# Blowtorchs



## cooker613 (Dec 21, 2018)

my anova just came (yea!), but realized I can’t find my torch. So, I’m resigned to buying a new one. So...any recommendations? Propane or butane? Leaning towards the good ol’ Bernz-a-matic, but should I look at something else? And searzall a good buy? 
Thanks


----------



## Jeff Wright (Dec 21, 2018)

Confused.  What does a Sous Vide require a blow torch for.  I have my Bernz and wouldn't consider another.  Particularly for the price and need.


----------



## johnmeyer (Dec 21, 2018)

Jeff Wright said:


> Confused.  What does a Sous Vide require a blow torch for.  I have my Bernz and wouldn't consider another.  Particularly for the price and need.


Sous vide leaves meat with no Maillard browning, so a reverse sear is required. It can be done on the broiler, in a CI skillet, or with a torch.

As for recommendations, I don't own a torch that is specifically for searing, but I remember reading recommendations for the Searzall and have had it in my Amazon "wishlist" for almost two years. I haven't bought it because it seems very pricey. However, it apparently solves the "tastes like propane" problem you can get with just a simple spreader on the end of your normal propane or butane torch.

Searzall on Amazon

[edit]After I posted, I went to close down the Amazon page where I got the link, and read the answer to one of the first questions. I thought it was worth adding to this post:

Question: What's the real difference between this vs. using your oven's broiler or simply throwing your sous vide steak into a hot cast iron pan for 2 min? 
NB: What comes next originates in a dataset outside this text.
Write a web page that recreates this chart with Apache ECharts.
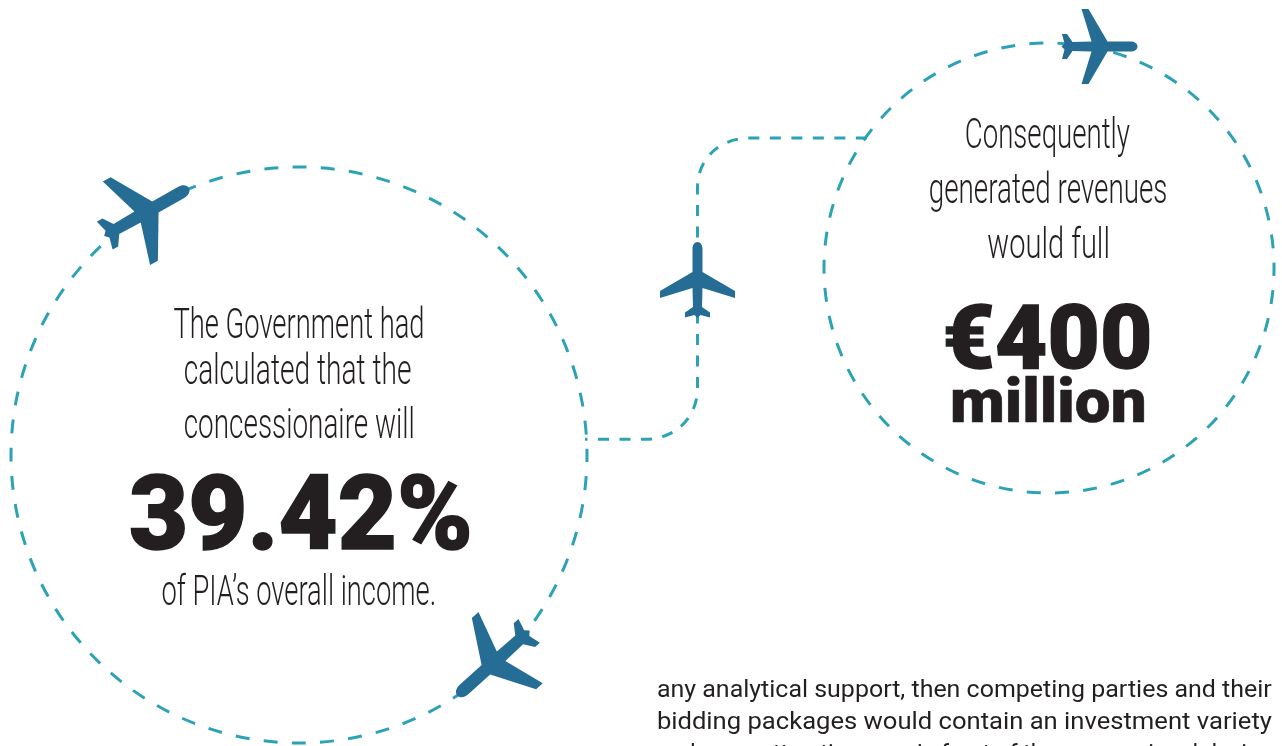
<!DOCTYPE html>
<html><head><meta charset="utf-8">
<style>html,body{margin:0;padding:0;background:#fff}#c{width:1282px;height:746px}</style>
<script src="https://cdn.jsdelivr.net/npm/echarts@6/dist/echarts.min.js"></script>
</head><body><div id="c"></div>
<script>
const leftIntro = ["The Government had", "calculated that the", "concessionaire will"];
const leftValue = "39.42%";
const leftOutro = "of PIA\u2019s overall income.";
const rightIntro = ["Consequently", "generated revenues", "would full"];
const rightValue = "\u20ac400";
const rightUnit = "million";
const bodyLines = ["any analytical support, then competing parties and their",
  "bidding packages would contain an investment variety",
  "and more attractive even in front of the concessional design"];

const TEAL = '#2ba2b5', BLUE = '#266d96', INK = '#231f20';
const PLANE = 'M0 -38 C3 -38 5 -35 5 -31 L5 -8 L37.5 11 L37.5 18 L5 8 L4.5 27 L12.5 32.5 L12.5 37.5 L3 35 L0 38 L-3 35 L-12.5 37.5 L-12.5 32.5 L-4.5 27 L-5 8 L-37.5 18 L-37.5 11 L-5 -8 L-5 -31 C-5 -35 -3 -38 0 -38 Z';
const ROUTE = 'M585 439.3 L645 439.3 C675 439.3 697.5 418 697.5 388 L697.5 188 C697.5 158 720 138 750 138 L868 138';
echarts.graphic.registerShape('planeShape', echarts.graphic.extendPath(PLANE, {}));
echarts.graphic.registerShape('routeShape', echarts.graphic.extendPath(ROUTE, {}));
const ctx = document.createElement('canvas').getContext('2d');

function label(text, font, left, right, baseline, capH, heavy) {
  ctx.font = font; ctx.textBaseline = 'middle';
  const m = ctx.measureText(text), h = ctx.measureText('H');
  const w = m.actualBoundingBoxRight + m.actualBoundingBoxLeft;
  const d = h.actualBoundingBoxDescent, H = h.actualBoundingBoxAscent + d;
  const sx = (right - left) / w;
  const style = {text, font, x:0, y:-d, fill:INK, textAlign:'left', verticalAlign:'middle'};
  if (heavy) { style.stroke = INK; style.lineWidth = heavy; }
  return {type:'text', silent:true, z:5, x:left + m.actualBoundingBoxLeft * sx, y:baseline,
    scaleX:sx, scaleY:capH ? capH / H : 1, style};
}
function ring(cx, cy, r, off) {
  const period = 2 * Math.PI * r / Math.round(2 * Math.PI * r / 28.27);
  return {type:'circle', silent:true, z:1, shape:{cx, cy, r},
    style:{fill:'none', stroke:TEAL, lineWidth:3, lineDash:[14, period - 14], lineDashOffset:off}};
}
function plane(x, y, s, deg) {
  return {type:'planeShape', silent:true, z:3, x, y, scaleX:s, scaleY:s, rotation:-deg * Math.PI / 180,
    style:{fill:BLUE}};
}
const light = '300 44px Roboto', black = '900 105px Roboto', body = '400 23px Roboto';
const graphic = [
  ring(299, 455, 288, 7), ring(1049, 268, 225, 6),
  {type:'routeShape', silent:true, z:1, style:{fill:'none', stroke:TEAL, lineWidth:3, lineDash:[11,10.5], lineDashOffset:8.5}},
  plane(697.5, 280, 1, 0), plane(1099.5, 46.5, 1, 90), plane(146.5, 212, 1.28, 60.5), plane(493.5, 663, 1.28, 228),
  label(leftIntro[0], light, 174, 423, 338, 31),
  label(leftIntro[1], light, 185, 411, 384, 31),
  label(leftIntro[2], light, 185, 413, 438, 31),
  label(leftValue, black, 131, 469, 550, 75, 1.5),
  label(leftOutro, light, 162, 434, 605, 31),
  label(rightIntro[0], light, 966, 1130, 148, 31),
  label(rightIntro[1], light, 930, 1166, 203, 31),
  label(rightIntro[2], light, 988, 1108, 258, 31),
  label(rightValue, black, 946, 1149, 369, 64, 1.5),
  label(rightUnit, black, 953, 1144, 423, 44, 1),
  label(bodyLines[0], body, 658, 1272, 697),
  label(bodyLines[1], body, 658, 1272, 729),
  label(bodyLines[2], body, 658, 1272, 761)
];
echarts.init(document.getElementById('c')).setOption({animation:false, graphic:{elements:graphic}});
</script></body></html>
Answer (By Mei on December 12, 2014):
Broiler over-cooks before good crust appears, same for cast iron. Torch produces torch taste and uneven browning. Searzall is right in the middle, gives lots of heat to sear, doesn't heat up internal temp much and spreads out evenly. That said it takes some practice to get it right and you have to be real close to the food to sear it. It is a lot of fun to play with to be honest, worth 50% of the cost alone.


----------



## daveomak (Dec 21, 2018)

I use my torch with a flex hose...  I light my AMNPS, pellet stove, solder with it and sear meat using propane or MAP gas....  The hanger is handy...  hang the cylinder on my pocket and torch away.....


----------



## mosparky (Dec 21, 2018)

I had been lighting my AMNPS with a Bernzomatic propane but I bought a cheap kitchen type butane for the son in law with the intention of setting him up with a mailbox mod. Turns out he wasn't interested. Too mch smoke gives him heartburn. So I started using it to light the tray. I find it works better. Must be a case of using a sledge hammer to drive carpet tacks.
I bet it would work great to put the sear on the sous vide meat. Kinda what it was made for. Although Butane can be hard to find. Even places that carry it don't carry much so the display can be easily over looked and employees seldom get asked so they usually don't know where it is.


----------



## SonnyE (Dec 21, 2018)

I use a Bernz-o-matic as my "Camping Match".
I had a Craftsman that lasted decades. But when it finally gave up the ghost, I replaced it with a Bernz Mapp Gas torch head.
Note the Yellow button.

https://www.bernzomatic.com/Products/Hand-Torches/Instant-On-Off/TS8000





I prefer to attach my torch head onto a 16 ounce green propane can. (Screws right on, lasts a long time.) They are nice and stable when set down.
I use my torch to light anything that needs fired up, or seared.
I don't have or need a Searsall. I'm well enough versed in using a soldering torch to keep it moving above a surface to get a nice sear.

Here's a trick to try:
Lay a grate on the surface you want to sear, then proceed to sear it.
Gives a reversed sear pattern, and wide caramelized lines. (Which is what a proper sear is about.)
Different than any sear you ever saw.  

This torch head is not inexpensive. But is a solid tool. I really like mine.

Edit in: I like Dave's hose idea. I haven't had a reason to use a hose myself, but can definitely see the merit in it.
(I don't seem to have any spitting problem with mine.)

2nd note: If you ever have ant problems, one of these can put a fast halt on it. Or spider webs. Poof!


----------



## daveomak (Dec 21, 2018)

The problem, as noted a week or so ago, with the torch hooked to the can, when you invert the torch to sear meat, there can be liquid propane spit out the nozzle...  Then you have mercaptains on the meat...  the stuff that makes propane stink...  that's why I use the hose...  The searzall consumes those oils on the "preburn" screen built in....


----------



## biteme7951 (Dec 21, 2018)

The TS8000 as Dave suggested. The TS8000 I believe is 14000BTU where the TS4000 is only 8000btu. The Searzall attachment will give more even heat rather than just a pencil flame. I have both and can put on a serious crust in short order with them. I don't have the hose attachment but will soon!

Barry


----------



## SonnyE (Dec 21, 2018)

Humm, second use for Bacon Hooks...
Hang that fatty and flame on!
I have burnt ends on the brain since seein Preacher Man's pork burnt end's.
Watch out, lunitic on the fringe of a singe...


----------



## dr k (Dec 21, 2018)

I'm getting this for Xmas.  It's 20,000 BTUs, keeps the 1lb propane tank upright, burns weeds, melts ice, starts charcoal and should be perfect for Sous Vide which is my original need for it.  The opening is about thumb diameter size instead of pencil torch. We'll see.  I'll let you know after Xmas.


----------